Personal information
- Full name: John Edward Ker
- Born: 17 October 1952 (age 73) Kelso, Roxburghshire, Scotland
- Batting: Right-handed
- Bowling: Right-arm medium
- Relations: Andrew Ker (brother)

Domestic team information
- 1977–1988: Scotland

Career statistics
| Competition | First-class | List A |
| Matches | 12 | 24 |
| Runs scored | 189 | 144 |
| Batting average | 21.00 | 9.60 |
| 100s/50s | –/1 | –/– |
| Top score | 50 | 31 |
| Balls bowled | 1,231 | 1,062 |
| Wickets | 19 | 22 |
| Bowling average | 25.36 | 31.36 |
| 5 wickets in innings | – | – |
| 10 wickets in match | – | – |
| Best bowling | 4/54 | 3/29 |
| Catches/stumpings | 3/– | 2/– |
- Source: Cricinfo, 15 June 2022

= Jack Ker =

Scottish cricketer and cricket administrator

John Edward Ker (born 17 October 1952) is a Scottish former cricketer and administrator.

Ker was born at Kelso in October 1952, where he was educated at Kelso High School before going up to Jordanhill College of Education.
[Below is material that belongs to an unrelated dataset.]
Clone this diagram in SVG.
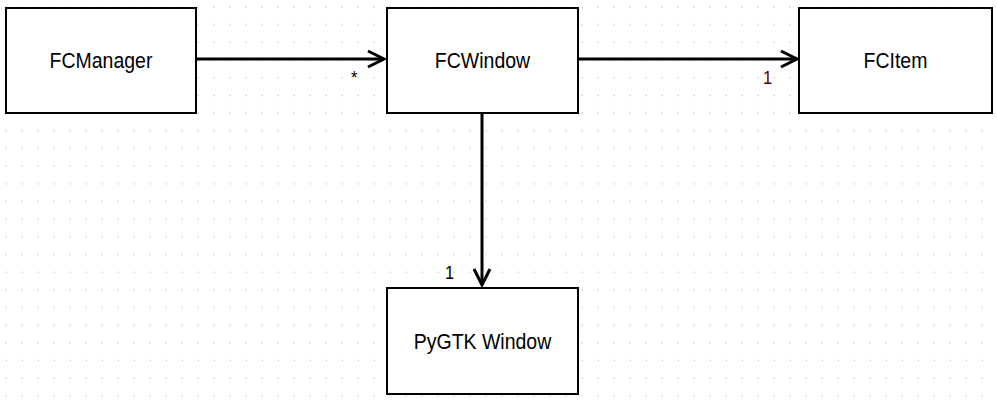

A club cricketer for Kelso Cricket Club, Ker made his debut for Scotland in a first-class match against Ireland at Dublin in 1977. He played first-class cricket for Scotland until 1988, with ten of his appearances coming against Ireland; the other two came against the touring New Zealanders in 1978 and the touring Sri Lankans the following year. A bowling all-rounder, Ker scored 189 runs at an average of 21.00 in first-class cricket, with a highest score of 50. With his right-arm medium pace bowling, he took 19 wickets at a bowling average of 25.36, with best figures of 4 for 54. In addition to playing first-class cricket for Scotland, Ker also appeared in List A one-day matches for them on 24 occasions between 1980 and 1988 in the Benson & Hedges Cup and the NatWest Trophy. He scored 144 runs in one-day cricket, with a highest score of 31. With the ball, he took 22 wickets at an average of 31.36, with best figures of 3 for 29.

Ker was appointed President of Cricket Scotland in 2012, a role he held until 2013. He has also served as president of Kelso Cricket Club. Outside of cricket, Ker was a schoolteacher before working in the insurance industry, His brother is the former cricketer and rugby union international Andrew Ker.